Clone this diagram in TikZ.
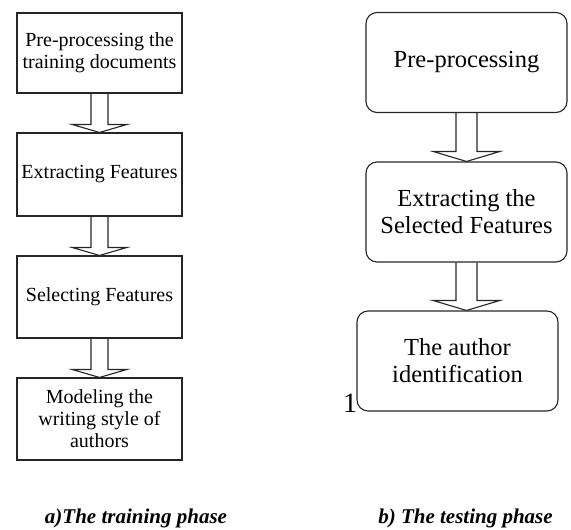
\documentclass[tikz,border=0pt]{standalone}
\usepackage{fontspec}
\setmainfont{Liberation Serif}
\usetikzlibrary{calc}

\begin{document}
\begin{tikzpicture}[%%
  x=1pt,y=-1pt,%%
  trainDecorate/.style={%%
    draw=black!85,line width=1.1pt,inner sep=0pt,align=center,%%
    minimum width=165pt,font=\fontsize{20}{22}\selectfont%%
  },%%
  testDecorate/.style={%%
    draw=black!85,line width=1.1pt,rounded corners=11pt,inner sep=0pt,%%
    align=center,minimum width=201pt,minimum height=100pt,%%
    font=\fontsize{24.5}{27}\selectfont%%
  },%%
  arrowDecorate/.style={-,draw=black!85,line width=1.1pt,line join=miter},%%
  captionDecorate/.style={anchor=base,font=\fontsize{21}{24}\selectfont\bfseries\itshape}%%
]
%%
%% Page size.
\useasboundingbox (0,0) rectangle (571,530);
%%
%% Global variables.
\pgfmathsetmacro{\Xa}{99.5}
\pgfmathsetmacro{\Xb}{466.5}
%%
%% Training phase boxes.
\node[trainDecorate,minimum height=80pt] (preTrain) at (\Xa,53) {Pre-processing the\\training documents};
\node[trainDecorate,minimum height=83pt] (extractTrain) at (\Xa,174.5) {Extracting Features};
\node[trainDecorate,minimum height=82pt] (selectTrain) at (\Xa,297) {Selecting Features};
\node[trainDecorate,minimum height=82pt] (modelTrain) at (\Xa,419) {Modeling the\\writing style of\\authors};
%%
%% Training phase arrows.
\pgfmathsetmacro{\sw}{8.5}
\pgfmathsetmacro{\hw}{27.5}
\pgfmathsetmacro{\hh}{8}
\foreach \a/\b in {preTrain/extractTrain,extractTrain/selectTrain,selectTrain/modelTrain} {
  \coordinate (tip) at (\a.south |- \b.north);
  \draw[arrowDecorate] ($(\a.south)+(-\sw,0)$) -- ($(tip)+(-\sw,-\hh)$)
    -- ($(tip)+(-\hw,-\hh)$) -- (tip) -- ($(tip)+(\hw,-\hh)$)
    -- ($(tip)+(\sw,-\hh)$) -- ($(\a.south)+(\sw,0)$);
}
%%
%% Testing phase boxes.
\node[testDecorate] (preTest) at (\Xb,62.5) {Pre-processing};
\node[testDecorate] (extractTest) at (\Xb,212) {Extracting the\\Selected Features};
\node[testDecorate] (authorTest) at (\Xb-9,361) {The author\\identification};
\node[anchor=base,font=\fontsize{28}{30}\selectfont] (pageMark) at (350,412) {1};
%%
%% Testing phase arrows.
\pgfmathsetmacro{\sw}{10.5}
\pgfmathsetmacro{\hw}{33.5}
\pgfmathsetmacro{\hh}{10}
\foreach \a/\b in {preTest/extractTest,extractTest/authorTest} {
  \coordinate (tip) at (\a.south |- \b.north);
  \draw[arrowDecorate] ($(\a.south)+(-\sw,0)$) -- ($(tip)+(-\sw,-\hh)$)
    -- ($(tip)+(-\hw,-\hh)$) -- (tip) -- ($(tip)+(\hw,-\hh)$)
    -- ($(tip)+(\sw,-\hh)$) -- ($(\a.south)+(\sw,0)$);
}
%%
%% Captions.
\node[captionDecorate] (trainCaption) at (136,523) {a)The training phase};
\node[captionDecorate] (testCaption) at (465.5,523) {b) The testing phase};
\end{tikzpicture}
\end{document}
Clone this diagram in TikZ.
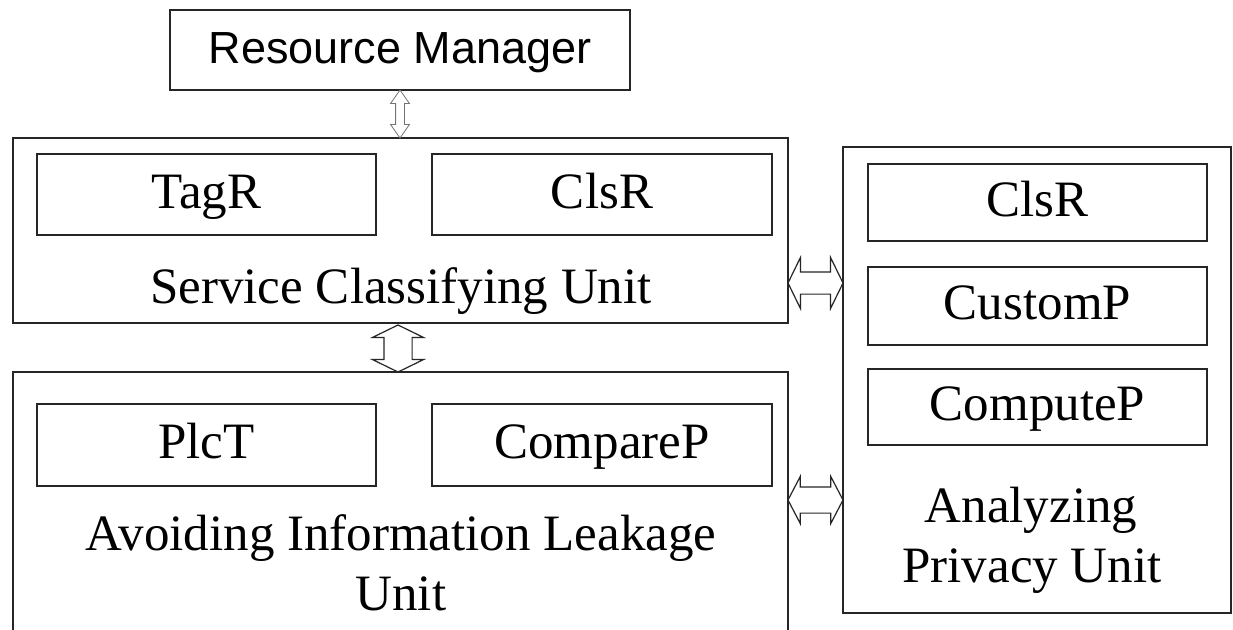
\documentclass[tikz,border=0pt]{standalone}
\usepackage{fontspec}
\setmainfont{Liberation Serif}
\newfontfamily\headsans{Liberation Sans}
\usetikzlibrary{shapes.arrows}
\begin{document}
\begin{tikzpicture}[x=1pt,y=-1pt,
  frame/.style={draw=black!85, line width=1.4pt, rectangle, inner sep=0pt},
  part/.style={frame, font=\fontsize{51}{58}\selectfont, text height=35pt, text depth=8pt},
  lbl/.style={font=\fontsize{51}{58}\selectfont, anchor=base, inner sep=0pt},
  hollow/.style={double arrow, draw=black!85, fill=white, line width=1.2pt,
    inner xsep=0pt, double arrow head indent=0pt},
]
\path[use as bounding box, fill=white] (0,0) rectangle (1233,629);

% resource manager
\node[frame, minimum width=460, minimum height=80,
  font=\headsans\fontsize{45}{50}\selectfont, text height=32pt, text depth=6pt]
  (rm) at (400,50) {Resource Manager};

% service classifying unit
\node[frame, minimum width=775, minimum height=185] (scu) at (400.5,230.5) {};
\node[part, minimum width=339, minimum height=81] (tagr) at (206.5,194.5) {TagR};
\node[part, minimum width=340, minimum height=81] (clsa) at (602,194.5) {ClsR};
\node[lbl] (scul) at (401,303) {Service Classifying Unit};

% avoiding information leakage unit
\node[frame, minimum width=775, minimum height=273] (ail) at (400.5,508.5) {};
\node[part, minimum width=339, minimum height=82] (plct) at (206.5,445) {PlcT};
\node[part, minimum width=340, minimum height=82] (cmpp) at (602,445) {CompareP};
\node[lbl] (aila) at (401,550) {Avoiding Information Leakage};
\node[lbl] (ailb) at (401,610) {Unit};

% analyzing privacy unit
\node[frame, minimum width=388, minimum height=466] (apu) at (1037,380) {};
\node[part, minimum width=339, minimum height=77] (clsb) at (1037.5,202.5) {ClsR};
\node[part, minimum width=339, minimum height=78] (cusp) at (1037.5,306) {CustomP};
\node[part, minimum width=339, minimum height=76] (comp) at (1037.5,407) {ComputeP};
\node[lbl] (apua) at (1031,522) {Analyzing};
\node[lbl] (apub) at (1032,582) {Privacy Unit};

% two-way links between the units
\node[hollow, minimum height=48, inner ysep=4pt, double arrow head extend=5,
  double arrow tip angle=70, line width=0.8pt, draw=black!55, rotate=90]
  (a0) at (400,114) {};
\node[hollow, minimum height=47, inner ysep=13.5pt, double arrow head extend=11.5,
  double arrow tip angle=128, rotate=90] (a1) at (398,348.5) {};
\node[hollow, minimum height=55, inner ysep=10.5pt, double arrow head extend=14.5,
  double arrow tip angle=128] (a2) at (815.5,283) {};
\node[hollow, minimum height=55, inner ysep=12.5pt, double arrow head extend=10.5,
  double arrow tip angle=125] (a3) at (815.5,500) {};
\end{tikzpicture}
\end{document}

+++

Work to complete:
Transcribe every entry word for word, but skip the pictures.

Final answer:
Clone this diagram in TikZ.
\documentclass[tikz,border=0pt]{standalone}
\usepackage{fontspec}
\setmainfont{Liberation Serif}
\usetikzlibrary{calc}

\begin{document}
\begin{tikzpicture}[%%
  x=1pt,y=-1pt,%%
  trainDecorate/.style={%%
    draw=black!85,line width=1.1pt,inner sep=0pt,align=center,%%
    minimum width=165pt,font=\fontsize{20}{22}\selectfont%%
  },%%
  testDecorate/.style={%%
    draw=black!85,line width=1.1pt,rounded corners=11pt,inner sep=0pt,%%
    align=center,minimum width=201pt,minimum height=100pt,%%
    font=\fontsize{24.5}{27}\selectfont%%
  },%%
  arrowDecorate/.style={-,draw=black!85,line width=1.1pt,line join=miter},%%
  captionDecorate/.style={anchor=base,font=\fontsize{21}{24}\selectfont\bfseries\itshape}%%
]
%%
%% Page size.
\useasboundingbox (0,0) rectangle (571,530);
%%
%% Global variables.
\pgfmathsetmacro{\Xa}{99.5}
\pgfmathsetmacro{\Xb}{466.5}
%%
%% Training phase boxes.
\node[trainDecorate,minimum height=80pt] (preTrain) at (\Xa,53) {Pre-processing the\\training documents};
\node[trainDecorate,minimum height=83pt] (extractTrain) at (\Xa,174.5) {Extracting Features};
\node[trainDecorate,minimum height=82pt] (selectTrain) at (\Xa,297) {Selecting Features};
\node[trainDecorate,minimum height=82pt] (modelTrain) at (\Xa,419) {Modeling the\\writing style of\\authors};
%%
%% Training phase arrows.
\pgfmathsetmacro{\sw}{8.5}
\pgfmathsetmacro{\hw}{27.5}
\pgfmathsetmacro{\hh}{8}
\foreach \a/\b in {preTrain/extractTrain,extractTrain/selectTrain,selectTrain/modelTrain} {
  \coordinate (tip) at (\a.south |- \b.north);
  \draw[arrowDecorate] ($(\a.south)+(-\sw,0)$) -- ($(tip)+(-\sw,-\hh)$)
    -- ($(tip)+(-\hw,-\hh)$) -- (tip) -- ($(tip)+(\hw,-\hh)$)
    -- ($(tip)+(\sw,-\hh)$) -- ($(\a.south)+(\sw,0)$);
}
%%
%% Testing phase boxes.
\node[testDecorate] (preTest) at (\Xb,62.5) {Pre-processing};
\node[testDecorate] (extractTest) at (\Xb,212) {Extracting the\\Selected Features};
\node[testDecorate] (authorTest) at (\Xb-9,361) {The author\\identification};
\node[anchor=base,font=\fontsize{28}{30}\selectfont] (pageMark) at (350,412) {1};
%%
%% Testing phase arrows.
\pgfmathsetmacro{\sw}{10.5}
\pgfmathsetmacro{\hw}{33.5}
\pgfmathsetmacro{\hh}{10}
\foreach \a/\b in {preTest/extractTest,extractTest/authorTest} {
  \coordinate (tip) at (\a.south |- \b.north);
  \draw[arrowDecorate] ($(\a.south)+(-\sw,0)$) -- ($(tip)+(-\sw,-\hh)$)
    -- ($(tip)+(-\hw,-\hh)$) -- (tip) -- ($(tip)+(\hw,-\hh)$)
    -- ($(tip)+(\sw,-\hh)$) -- ($(\a.south)+(\sw,0)$);
}
%%
%% Captions.
\node[captionDecorate] (trainCaption) at (136,523) {a)The training phase};
\node[captionDecorate] (testCaption) at (465.5,523) {b) The testing phase};
\end{tikzpicture}
\end{document}
Clone this diagram in TikZ.
\documentclass[tikz,border=0pt]{standalone}
\usepackage{fontspec}
\setmainfont{Liberation Serif}
\newfontfamily\headsans{Liberation Sans}
\usetikzlibrary{shapes.arrows}
\begin{document}
\begin{tikzpicture}[x=1pt,y=-1pt,
  frame/.style={draw=black!85, line width=1.4pt, rectangle, inner sep=0pt},
  part/.style={frame, font=\fontsize{51}{58}\selectfont, text height=35pt, text depth=8pt},
  lbl/.style={font=\fontsize{51}{58}\selectfont, anchor=base, inner sep=0pt},
  hollow/.style={double arrow, draw=black!85, fill=white, line width=1.2pt,
    inner xsep=0pt, double arrow head indent=0pt},
]
\path[use as bounding box, fill=white] (0,0) rectangle (1233,629);

% resource manager
\node[frame, minimum width=460, minimum height=80,
  font=\headsans\fontsize{45}{50}\selectfont, text height=32pt, text depth=6pt]
  (rm) at (400,50) {Resource Manager};

% service classifying unit
\node[frame, minimum width=775, minimum height=185] (scu) at (400.5,230.5) {};
\node[part, minimum width=339, minimum height=81] (tagr) at (206.5,194.5) {TagR};
\node[part, minimum width=340, minimum height=81] (clsa) at (602,194.5) {ClsR};
\node[lbl] (scul) at (401,303) {Service Classifying Unit};

% avoiding information leakage unit
\node[frame, minimum width=775, minimum height=273] (ail) at (400.5,508.5) {};
\node[part, minimum width=339, minimum height=82] (plct) at (206.5,445) {PlcT};
\node[part, minimum width=340, minimum height=82] (cmpp) at (602,445) {CompareP};
\node[lbl] (aila) at (401,550) {Avoiding Information Leakage};
\node[lbl] (ailb) at (401,610) {Unit};

% analyzing privacy unit
\node[frame, minimum width=388, minimum height=466] (apu) at (1037,380) {};
\node[part, minimum width=339, minimum height=77] (clsb) at (1037.5,202.5) {ClsR};
\node[part, minimum width=339, minimum height=78] (cusp) at (1037.5,306) {CustomP};
\node[part, minimum width=339, minimum height=76] (comp) at (1037.5,407) {ComputeP};
\node[lbl] (apua) at (1031,522) {Analyzing};
\node[lbl] (apub) at (1032,582) {Privacy Unit};

% two-way links between the units
\node[hollow, minimum height=48, inner ysep=4pt, double arrow head extend=5,
  double arrow tip angle=70, line width=0.8pt, draw=black!55, rotate=90]
  (a0) at (400,114) {};
\node[hollow, minimum height=47, inner ysep=13.5pt, double arrow head extend=11.5,
  double arrow tip angle=128, rotate=90] (a1) at (398,348.5) {};
\node[hollow, minimum height=55, inner ysep=10.5pt, double arrow head extend=14.5,
  double arrow tip angle=128] (a2) at (815.5,283) {};
\node[hollow, minimum height=55, inner ysep=12.5pt, double arrow head extend=10.5,
  double arrow tip angle=125] (a3) at (815.5,500) {};
\end{tikzpicture}
\end{document}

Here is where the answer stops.